Student profile

Student Profile: Amin Ghasemi

Amin Ghasemi

7 December 2022

Regional Seismic Risk Analysis of Wellington Building Inventory


I don’t remember how I decided to become a civil engineer, but I cannot love anything more than civil engineering to dig into right now. Dealing with the most challenging problems to have better places for living enthused me to pursue earthquake engineering for post-graduate studies. I always wished to have some impact on having safer places to live and saving more lives in catastrophic hazards. I did both my BSc and MSc in Civil and Earthquake Engineering at Sharif University of Technology in Iran, and find myself here, in Aotearoa New Zealand, to do a PhD in this field.

Over the course of my PhD, I have been eager to embrace new challenges and learn as many ways as possible to tackle them. Therefore, I started digging into data science and gained much inter-disciplinary knowledge.
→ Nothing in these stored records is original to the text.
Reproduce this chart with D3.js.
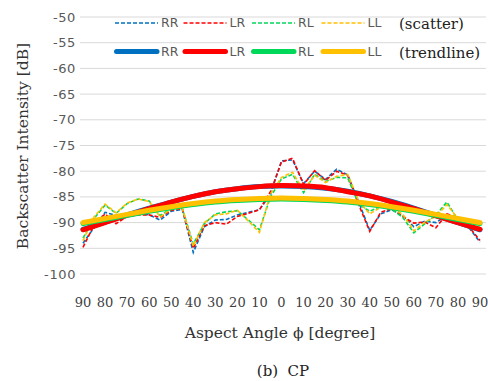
<!DOCTYPE html>
<html>
<head>
<meta charset="utf-8">
<script src="https://cdn.jsdelivr.net/npm/d3@7"></script>
<style>
  html, body { margin: 0; padding: 0; background: #fff; }
  svg { display: block; }
</style>
</head>
<body>
<svg id="chart" width="488" height="381"></svg>
<script>
// aspect angle, -90 (left side, labelled 90) to 90 in 5 degree steps
const angles = d3.range(-90, 91, 5)

// scatter series [dB]
const rr = [-94.0, -91.0, -88.0, -88.6, -88.2, -88.3, -88.5, -89.5, -87.8, -87.4,
            -95.8, -90.8, -89.5, -89.4, -88.5, -88.0, -87.5, -84.5, -78.0, -77.8,
            -82.4, -80.0, -81.6, -79.6, -80.7, -86.0, -91.5, -88.3, -87.5, -88.6,
            -90.8, -89.7, -90.0, -88.6, -89.3, -91.0, -93.8]
const lr = [-94.8, -90.5, -88.3, -90.2, -88.8, -88.5, -88.5, -89.0, -87.6, -87.3,
            -95.0, -90.6, -90.0, -90.3, -88.8, -88.2, -87.5, -84.0, -78.2, -77.5,
            -82.6, -79.9, -81.8, -80.0, -80.8, -86.5, -91.7, -88.0, -87.3, -88.8,
            -90.1, -89.9, -91.0, -88.3, -89.1, -90.8, -93.5]
const rl = [-93.0, -89.2, -86.6, -88.2, -86.3, -85.4, -85.8, -88.6, -87.3, -87.2,
            -94.2, -90.2, -88.3, -87.9, -87.7, -89.5, -91.4, -85.0, -81.5, -80.6,
            -84.2, -80.6, -82.0, -81.2, -81.3, -86.4, -87.8, -86.8, -87.4, -89.0,
            -92.0, -90.2, -88.5, -86.0, -89.5, -90.4, -91.0]
const ll = [-93.5, -88.9, -86.4, -88.1, -86.2, -85.4, -85.9, -88.9, -87.3, -87.2,
            -94.6, -90.0, -88.5, -88.3, -87.6, -89.7, -91.9, -84.4, -81.2, -80.2,
            -83.8, -80.8, -82.2, -81.0, -80.6, -85.8, -88.3, -87.0, -87.2, -88.4,
            -91.6, -89.9, -88.8, -86.5, -89.2, -90.2, -90.8]

// trendlines, read every 10 degrees
const trendAngles = d3.range(-90, 91, 10)
const rrTrend = [-91.3, -89.9, -88.5, -87.2, -86.0, -84.9, -84.0, -83.4, -83.0, -82.9,
                 -83.0, -83.3, -83.9, -84.8, -85.9, -87.2, -88.6, -90.0, -91.4]
const lrTrend = [-91.4, -90.0, -88.6, -87.3, -86.0, -84.9, -84.0, -83.4, -83.0, -82.8,
                 -82.9, -83.2, -84.0, -84.8, -86.0, -87.3, -88.7, -90.0, -91.3]
const rlTrend = [-90.2, -89.4, -88.6, -87.8, -87.1, -86.5, -86.0, -85.7, -85.5, -85.4,
                 -85.5, -85.7, -86.0, -86.5, -87.1, -87.8, -88.6, -89.4, -90.2]
const llTrend = [-90.0, -89.2, -88.4, -87.6, -86.9, -86.3, -85.8, -85.5, -85.3, -85.2,
                 -85.3, -85.5, -85.8, -86.3, -86.9, -87.6, -88.4, -89.2, -90.0]

const yTicks = d3.range(-100, -49, 5)
const xTicks = d3.range(-90, 91, 10)

const series = [
  { name: 'RR', color: '#0070c0', scatter: rr, trend: rrTrend },
  { name: 'LR', color: '#ff0000', scatter: lr, trend: lrTrend },
  { name: 'RL', color: '#00d85a', scatter: rl, trend: rlTrend },
  { name: 'LL', color: '#ffc000', scatter: ll, trend: llTrend }
]

const
  svg    = d3.select('#chart'),
  plotX0 = 80,
  plotX1 = 486,
  xScale = d3.scaleLinear().domain([-90, 90]).range([83, 480]),
  yScale = d3.scaleLinear().domain([-100, -50]).range([274, 17])

// gridlines
svg.append('g')
  .selectAll('line')
  .data(yTicks)
  .join('line')
    .attr('x1', plotX0)
    .attr('x2', plotX1)
    .attr('y1', d => yScale(d))
    .attr('y2', d => yScale(d))
    .attr('stroke', '#d9d9d9')
    .attr('stroke-width', 1)

// y tick labels
svg.append('g')
  .selectAll('text')
  .data(yTicks)
  .join('text')
    .attr('x', 76)
    .attr('y', d => yScale(d))
    .attr('dy', '0.35em')
    .attr('text-anchor', 'end')
    .attr('font-family', 'DejaVu Sans, sans-serif')
    .attr('font-size', 13)
    .attr('letter-spacing', 0.6)
    .attr('fill', '#595959')
    .text(d => d)

// x tick labels (angle magnitude on both sides)
svg.append('g')
  .selectAll('text')
  .data(xTicks)
  .join('text')
    .attr('x', d => xScale(d))
    .attr('y', 307)
    .attr('text-anchor', 'middle')
    .attr('font-family', 'DejaVu Serif, serif')
    .attr('font-size', 13)
    .attr('fill', '#404040')
    .text(d => Math.abs(d))

// scatter lines (dashed)
const scatterLine = d3.line()
  .x((d, i) => xScale(angles[i]))
  .y(d => yScale(d))

series.forEach(s =>
{
  svg.append('path')
    .attr('d', scatterLine(s.scatter))
    .attr('fill', 'none')
    .attr('stroke', s.color)
    .attr('stroke-width', 1.6)
    .attr('stroke-dasharray', '4,2')
})

// trendlines
const trendLine = d3.line()
  .x((d, i) => xScale(trendAngles[i]))
  .y(d => yScale(d))
  .curve(d3.curveNatural)

series.forEach(s =>
{
  svg.append('path')
    .attr('d', trendLine(s.trend))
    .attr('fill', 'none')
    .attr('stroke', s.color)
    .attr('stroke-width', 5)
    .attr('stroke-linecap', 'round')
})

// legend
const legendX = [115, 183.5, 252, 321.5]
series.forEach((s, i) =>
{
  const x = legendX[i]
  svg.append('line')
    .attr('x1', x).attr('x2', x + 43)
    .attr('y1', 23).attr('y2', 23)
    .attr('stroke', s.color)
    .attr('stroke-width', 1.6)
    .attr('stroke-dasharray', '4,2')
  svg.append('line')
    .attr('x1', x + 1.5).attr('x2', x + 42)
    .attr('y1', 51.5).attr('y2', 51.5)
    .attr('stroke', s.color)
    .attr('stroke-width', 5)
    .attr('stroke-linecap', 'round')
  ;[23, 52].forEach(y =>
  {
    svg.append('text')
      .attr('x', x + 46)
      .attr('y', y)
      .attr('dy', '0.35em')
      .attr('font-family', 'DejaVu Sans, sans-serif')
      .attr('font-size', 12.5)
      .attr('fill', '#595959')
      .text(s.name)
  })
})

const serif = 'DejaVu Serif, Liberation Serif, serif'

svg.append('text')
  .attr('x', 399).attr('y', 29)
  .attr('font-family', serif).attr('font-size', 15)
  .attr('fill', '#222')
  .text('(scatter)')

svg.append('text')
  .attr('x', 399).attr('y', 58)
  .attr('font-family', serif).attr('font-size', 15)
  .attr('fill', '#222')
  .text('(trendline)')

// axis titles
svg.append('text')
  .attr('x', 280).attr('y', 338)
  .attr('text-anchor', 'middle')
  .attr('font-family', serif).attr('font-size', 15.5)
  .attr('fill', '#333')
  .text('Aspect Angle ϕ [degree]')

svg.append('text')
  .attr('transform', 'translate(28,146) rotate(-90)')
  .attr('text-anchor', 'middle')
  .attr('font-family', serif).attr('font-size', 15.5)
  .attr('fill', '#333')
  .text('Backscatter Intensity [dB]')

svg.append('text')
  .attr('x', 283).attr('y', 376)
  .attr('text-anchor', 'middle')
  .attr('font-family', serif).attr('font-size', 15)
  .attr('fill', '#222')
  .attr('xml:space', 'preserve')
  .text('(b)  CP')
</script>
</body>
</html>
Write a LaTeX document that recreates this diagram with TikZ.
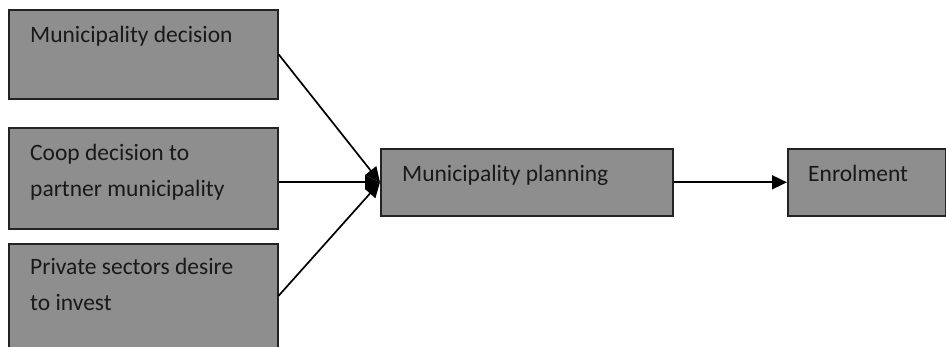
\documentclass[tikz,border=0pt]{standalone}
\usepackage{fontspec}
\setmainfont{Carlito}
\usetikzlibrary{arrows.meta,positioning}
\definecolor{boxfill}{RGB}{142,142,142}
\definecolor{boxline}{RGB}{35,35,35}

\begin{document}
\begin{tikzpicture}[
    x=1pt, y=-1pt,
    block/.style={draw=boxline, fill=boxfill, line width=1.6pt,
      anchor=north west, inner sep=0pt},
    label/.style={anchor=base west, align=left, inner sep=0pt,
      text=black!90, font=\fontsize{23.5}{36}\selectfont},
    arrow/.style={-{Triangle[length=15pt,width=14pt]}, line width=1.7pt}
  ]
    \useasboundingbox (0,0) rectangle (946,346);
    \node[block, minimum width=269pt, minimum height=89pt] (decision) at (8,9) {};
    \node[block, minimum width=269pt, minimum height=101pt] (coop) at (8,127) {};
    \node[block, minimum width=269pt, minimum height=104pt] (private) at (8,243) {};
    \node[block, minimum width=292pt, minimum height=67pt] (planning) at (380,148) {};
    \node[block, minimum width=158pt, minimum height=67pt] (enrol) at (787,148) {};
    % two-line labels sit on the baseline of their last line
    \node[label] (decision-t) at ([shift={(22,33)}]decision.north west) {Municipality decision};
    \node[label] (coop-t) at ([shift={(22,69)}]coop.north west) {Coop decision to\\partner municipality};
    \node[label] (private-t) at ([shift={(22,67)}]private.north west) {Private sectors desire\\to invest};
    \node[label] (planning-t) at ([shift={(22,33)}]planning.north west) {Municipality planning};
    \node[label] (enrol-t) at ([shift={(21,33)}]enrol.north west) {Enrolment};
    \draw[arrow] (decision.east) -- (planning.west);
    \draw[arrow] (coop.east |- planning.west) -- (planning.west);
    \draw[arrow] (private.east) -- (planning.west);
    \draw[arrow] (planning.east) -- (enrol.west);
\end{tikzpicture}
\end{document}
I would never be satisfied if I solve the same problem twice in the same way and am really grateful to have the chance to avoid it in my PhD.

My Project

Following my paramount aspiration to mitigate the impacts of earthquakes on people, infrastructure, and our world, I started my PhD on seismic risk analysis of buildings in Wellington, New Zealand. The project started from a robust building inventory of Wellington CBD which was gathered by QuakeCoRE after the Kaikoura earthquake in 2016. Max Stephens and Ken Elwood, my PhD supervisors, had a great contribution in this regard and the basis of my research was absolutely facilitated by them.

amin wellingtonbuildinginventory
The Wellington Building Inventory colour-coded to clusters identified during Amin’s PhD.

The notion of unsupervised machine learning was adopted to cluster the buildings in the inventory into groups of similar buildings for further seismic risk analyses. This part of my PhD turned into developing a novel methodology for clustering buildings. The outcome of clustering was a few representative buildings for more detailed structural numerical models, which was finally done after a long tough period, just a month ago. Now, we have predicted the seismic responses of all buildings in the inventory for the Kaikoura earthquake which was one of the most important objectives of my research.

Next Steps

Since my PhD research is defined under the “Vertical Infrastructure” theme of The Resilience Challenge’s Built Environment programme, it is a part of the their utmost vision to use robust building techniques to minimise the damage and disruption caused by future earthquakes in Aotearoa New Zealand.  Hence, in the last step of my research, I will create a numerical structural model for ALL buildings in the inventory using the structural models developed for the representative buildings. This, in turn, will help us to provide more accurate insight into the seismic vulnerability of buildings in Wellington. The outputs of my research will facilitate the development of high-level retrofit strategies to reduce financial risk and disruption of buildings, which can be integrated into a Wellington-impacting event scenario, such as a rupture along the Hikurangi subduction zone.